There was a weird hiccup though. Some tracking apps refused to detect when I was remoted into another machine. They saw only the remote desktop window, which meant several hours each day just showed up as RemoteDesktop with no hint about what I was actually doing. The quick hack for me was to set up different profiles and rename remote sessions something more descriptive like ClientB accounting. Not elegant, but way better than blank logs.
Dealing with accidental time inflation
The other big headache is what I call phantom hours. If I leave the timer running overnight, I discover the next morning that apparently I charged someone twelve hours for watching Netflix. Even worse is when browser idling gets counted. Some trackers assume if a Chrome tab is open, you are actively working. I had one week where my YouTube rabbit holes almost bankrupted a client project report.

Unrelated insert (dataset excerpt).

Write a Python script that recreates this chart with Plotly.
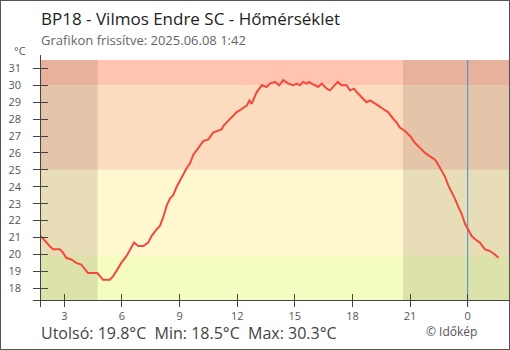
import plotly.graph_objects as go

# Station readings (time, °C)
times = [
    "2025-06-07 01:46", "2025-06-07 01:59", "2025-06-07 02:14", "2025-06-07 02:25",
    "2025-06-07 02:46", "2025-06-07 02:56", "2025-06-07 03:06", "2025-06-07 03:22",
    "2025-06-07 03:37", "2025-06-07 03:53", "2025-06-07 04:04", "2025-06-07 04:14",
    "2025-06-07 04:43", "2025-06-07 04:51", "2025-06-07 05:01", "2025-06-07 05:22",
    "2025-06-07 05:32", "2025-06-07 05:42", "2025-06-07 05:58", "2025-06-07 06:14",
    "2025-06-07 06:29", "2025-06-07 06:38", "2025-06-07 06:51", "2025-06-07 07:07",
    "2025-06-07 07:22", "2025-06-07 07:33", "2025-06-07 07:49", "2025-06-07 07:59",
    "2025-06-07 08:09", "2025-06-07 08:20", "2025-06-07 08:30", "2025-06-07 08:40",
    "2025-06-07 08:51", "2025-06-07 09:07", "2025-06-07 09:22", "2025-06-07 09:33",
    "2025-06-07 09:43", "2025-06-07 09:59", "2025-06-07 10:14", "2025-06-07 10:30",
    "2025-06-07 10:45", "2025-06-07 11:12", "2025-06-07 11:17", "2025-06-07 11:37",
    "2025-06-07 11:58", "2025-06-07 12:14", "2025-06-07 12:30", "2025-06-07 12:38",
    "2025-06-07 12:45", "2025-06-07 13:01", "2025-06-07 13:17", "2025-06-07 13:32",
    "2025-06-07 13:42", "2025-06-07 13:58", "2025-06-07 14:11", "2025-06-07 14:24",
    "2025-06-07 14:40", "2025-06-07 14:55", "2025-06-07 15:06", "2025-06-07 15:16",
    "2025-06-07 15:26", "2025-06-07 15:37", "2025-06-07 15:44", "2025-06-07 15:53",
    "2025-06-07 16:03", "2025-06-07 16:13", "2025-06-07 16:24", "2025-06-07 16:40",
    "2025-06-07 16:50", "2025-06-07 17:00", "2025-06-07 17:14", "2025-06-07 17:26",
    "2025-06-07 17:42", "2025-06-07 17:52", "2025-06-07 18:05", "2025-06-07 18:13",
    "2025-06-07 18:24", "2025-06-07 18:34", "2025-06-07 18:44", "2025-06-07 18:55",
    "2025-06-07 19:05", "2025-06-07 19:21", "2025-06-07 19:36", "2025-06-07 19:52",
    "2025-06-07 20:08", "2025-06-07 20:18", "2025-06-07 20:28", "2025-06-07 20:44",
    "2025-06-07 21:00", "2025-06-07 21:15", "2025-06-07 21:31", "2025-06-07 21:47",
    "2025-06-07 22:02", "2025-06-07 22:18", "2025-06-07 22:28", "2025-06-07 22:39",
    "2025-06-07 22:49", "2025-06-07 22:59", "2025-06-07 23:10", "2025-06-07 23:20",
    "2025-06-07 23:31", "2025-06-07 23:41", "2025-06-07 23:52", "2025-06-08 00:02",
    "2025-06-08 00:12", "2025-06-08 00:23", "2025-06-08 00:38", "2025-06-08 00:54",
    "2025-06-08 01:10", "2025-06-08 01:25", "2025-06-08 01:36",
]
temps = [
    21.1, 20.8, 20.5, 20.3,
    20.3, 20.1, 19.8, 19.7,
    19.5, 19.4, 19.1, 18.9,
    18.9, 18.7, 18.5, 18.5,
    18.7, 19.0, 19.5, 19.9,
    20.4, 20.7, 20.5, 20.5,
    20.7, 21.1, 21.5, 21.7,
    22.2, 22.9, 23.3, 23.5,
    24.0, 24.6, 25.1, 25.4,
    25.9, 26.3, 26.7, 26.8,
    27.2, 27.4, 27.6, 28.0,
    28.4, 28.6, 28.8, 29.1,
    28.9, 29.6, 30.0, 29.9,
    30.1, 30.2, 30.0, 30.3,
    30.1, 30.0, 30.1, 30.0,
    30.2, 30.1, 30.2, 30.1,
    30.0, 29.9, 30.1, 29.8,
    29.7, 29.9, 30.2, 30.0,
    30.0, 29.7, 29.8, 29.6,
    29.4, 29.2, 29.0, 29.1,
    29.0, 28.8, 28.6, 28.4,
    28.0, 27.8, 27.5, 27.3,
    27.0, 26.6, 26.3, 26.0,
    25.8, 25.6, 25.3, 24.9,
    24.6, 24.1, 23.7, 23.3,
    22.8, 22.4, 21.8, 21.4,
    21.1, 20.9, 20.7, 20.3,
    20.2, 20.0, 19.8,
]

# Axis ticks
x_tick_times = ["2025-06-07 03:00", "2025-06-07 06:00", "2025-06-07 09:00",
                "2025-06-07 12:00", "2025-06-07 15:00", "2025-06-07 18:00",
                "2025-06-07 21:00", "2025-06-08 00:00"]
x_tick_labels = ["3", "6", "9", "12", "15", "18", "21", "0"]
y_ticks = list(range(18, 32))

# Time window, sun times and temperature zones
win_start, win_end = "2025-06-07 01:45", "2025-06-08 02:09"
x_axis_start = "2025-06-07 01:22:12"
sunrise, sunset = "2025-06-07 04:44", "2025-06-07 20:38"
midnight = "2025-06-08 00:00"
zone_edges = [17.31, 19.9, 25.0, 30.0, 31.5]
zone_colors = ["#f4fcc0", "#fff8cf", "#fcdcbf", "#ffc5b0"]
y_range = [16.91, 31.79]

last_t, min_t, max_t = temps[-1], min(temps), max(temps)

W, H = 510, 350
FONT = "Open Sans, Noto Sans, DejaVu Sans, sans-serif"
AX = "#444444"


def fx(px):
    return px / W


def fy(py):
    return 1 - py / H


shapes = []
for lo, hi, col in zip(zone_edges[:-1], zone_edges[1:], zone_colors):
    shapes.append(dict(type="rect", xref="x", yref="y", x0=win_start, x1=win_end,
                       y0=lo, y1=hi, fillcolor=col, line_width=0, layer="below"))
for a, b in [(win_start, sunrise), (sunset, win_end)]:
    shapes.append(dict(type="rect", xref="x", yref="y", x0=a, x1=b,
                       y0=zone_edges[0], y1=zone_edges[-1],
                       fillcolor="rgba(40,20,0,0.11)", line_width=0, layer="below"))
shapes.append(dict(type="line", xref="x", yref="y", x0=midnight, x1=midnight,
                   y0=y_range[0], y1=zone_edges[-1],
                   line=dict(color="#3b8fd0", width=1), layer="below"))
# outer frame
shapes.append(dict(type="rect", xref="paper", yref="paper", x0=0, x1=1, y0=0, y1=1,
                   line=dict(color="#555555", width=2), fillcolor="rgba(0,0,0,0)"))

fig = go.Figure()
fig.add_trace(go.Scatter(x=times, y=temps, mode="lines",
                         line=dict(color="#f5473b", width=2),
                         hoverinfo="skip", showlegend=False))
# empty trace so the mirrored tick axes get drawn
fig.add_trace(go.Scatter(x=[], y=[], xaxis="x2", yaxis="y2", showlegend=False))

x_dom = [fx(33), fx(509)]
y_dom = [fy(306.7), fy(55)]
x_pos = fy(300)
y_pos = fx(40.3)

common_x = dict(range=[x_axis_start, win_end], type="date", tickvals=x_tick_times,
                showgrid=False, zeroline=False, fixedrange=True, anchor="free",
                position=x_pos, tickcolor=AX, tickwidth=1, ticklen=6)
common_y = dict(range=y_range, tickvals=y_ticks, showgrid=False, zeroline=False,
                fixedrange=True, anchor="free", position=y_pos, tickcolor=AX,
                tickwidth=1, ticklen=7)

fig.update_layout(
    width=W, height=H,
    margin=dict(l=0, r=0, t=0, b=0),
    paper_bgcolor="white", plot_bgcolor="rgba(0,0,0,0)",
    showlegend=False,
    font=dict(family=FONT, color="#555555"),
    xaxis=dict(domain=x_dom, ticks="outside", ticktext=x_tick_labels,
               showline=True, linecolor=AX, linewidth=1,
               tickfont=dict(size=11, color="#555555"), **common_x),
    yaxis=dict(domain=y_dom, ticks="outside", showline=True, linecolor=AX,
               linewidth=1, tickfont=dict(size=11, color="#555555"),
               ticklabelstandoff=10, **common_y),
    xaxis2=dict(overlaying="x", ticks="inside", showticklabels=False,
                showline=False, **common_x),
    yaxis2=dict(overlaying="y", ticks="inside", showticklabels=False,
                showline=False, **common_y),
    shapes=shapes,
    annotations=[
        dict(text="BP18 - Vilmos Endre SC - Hőmérséklet", x=fx(39), y=fy(18.5),
             xref="paper", yref="paper", xanchor="left", yanchor="middle",
             showarrow=False, font=dict(size=17, color="#222222", family=FONT)),
        dict(text="Grafikon frissítve: 2025.06.08 1:42", x=fx(39), y=fy(40.5),
             xref="paper", yref="paper", xanchor="left", yanchor="middle",
             showarrow=False, font=dict(size=13, color="#666666", family=FONT)),
        dict(text="°C", x=fx(12), y=fy(51), xref="paper", yref="paper",
             xanchor="left", yanchor="middle", showarrow=False,
             font=dict(size=11, color="#555555", family=FONT)),
        dict(text=f"Utolsó: {last_t:.1f}°C\u00a0\u00a0Min: {min_t:.1f}°C\u00a0\u00a0Max: {max_t:.1f}°C",
             x=fx(39), y=fy(333), xref="paper", yref="paper", xanchor="left",
             yanchor="middle", showarrow=False,
             font=dict(size=16, color="#444444", family=FONT)),
        dict(text="© Időkép", x=fx(424), y=fy(331.5), xref="paper", yref="paper",
             xanchor="left", yanchor="middle", showarrow=False,
             font=dict(size=12, color="#555555", family=FONT)),
    ],
)

fig.write_html("out.html")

The fix was enabling idle detection. Most apps let you set a threshold so if there is no mouse or keyboard for ten minutes, it pops up a message asking whether to keep or discard that time. At first the little pop up drove me insane, but it became second nature. The relief of not second guessing my own logs made the interruptions worth it. 🙂
Making sure clients actually trust the numbers
Even if I had everything perfectly logged, I realized clients sometimes doubted the totals. They were not sitting beside me, so when they saw fifteen hours on a research line item, they hesitated. I once had a client actually ask, “How can researching take that long?” So I started attaching simple text exports that showed exactly what apps I used and when. A block might say Word from 1 pm to 3 pm, Chrome researching case law from 3 pm to 5 pm, etc. That transparency suddenly killed the arguments.
There is a balance though. Nobody wants their lawyer sending them a minute by minute diary of bathroom breaks. So I learned how to trim exports. Keep context, remove noise. Most apps now have customizable reports for that, and if they do not, exporting to CSV and deleting rows works fine. It is manual but better than drama.
How I synced tracking with invoices
Logging hours in one app and then manually putting those numbers in invoices was a foolproof recipe to make mistakes. I caught myself double counting consultant calls once because I entered them twice. To kill that, I connected my tracker with the invoicing tool. Many apps have native connections, but I went a bit extreme and used Zapier to glue everything together.
The automation was simple on paper but took me twenty minutes of trial and error. Step one was trigger new timesheet entry in tracker app. Step two was format the hours into a line item. Step three was send to invoicing software. The bug I kept hitting was the duration not formatting correctly. Instead of 2.5 hours, it came through as 150 minutes, which looked insane on an invoice. I eventually added a Formatter step in Zapier to divide minutes by 60 so it matched my client friendly hours. Once that was done, my invoices almost wrote themselves.
Handling shared projects with multiple people
If you are solo, consistency is challenging but manageable. In teams, it gets destructive fast. I once logged hours on a client task, and my coworker did the same under a different description. Together it looked like we billed the client twice for the same job. The client was not happy. To prevent duplicates, we agreed to keep a shared naming system. For one project, every research task had to start with [Research], every draft began with [Draft], and so on. It looked robotic, but when the report came out, everything grouped neatly.
For larger groups, I discovered that certain trackers allow admin rules. Admins can block duplicate task names or enforce a dropdown of categories. That way nobody invents their own label. This cut way down on the back and forth about reconciling mismatched descriptions.
Knowing when to stop tracking at all
Tracking everything down to the five minute mark sounds like a dream for precision but sometimes turns into a nightmare. Your whole day becomes one giant edit session. I had days where I spent more time cleaning logs than actually working. At that point the billable hour accuracy was technically perfect but practically useless.
I now set a time threshold. Any task shorter than ten minutes just gets absorbed into a bigger bucket like Admin. It is not exact, but the sanity reward is big. Plus no client ever claimed I ripped them off because I rounded a coffee break into Admin time. Then again, if a client ever argues over two minutes, that might be a client I do not want anyway 😛
Where to actually get reliable apps
If you are searching for where these apps live, you can find general options on sites like toggl.com or harvestapp.com. Just look at what connects best to the rest of your setup. My recommendation is always to pick the tool that integrates smoothly into your invoicing pipeline rather than the most flashy one. Because at the end of the day, nobody remembers the app design. They remember whether your time tracking was believable or not.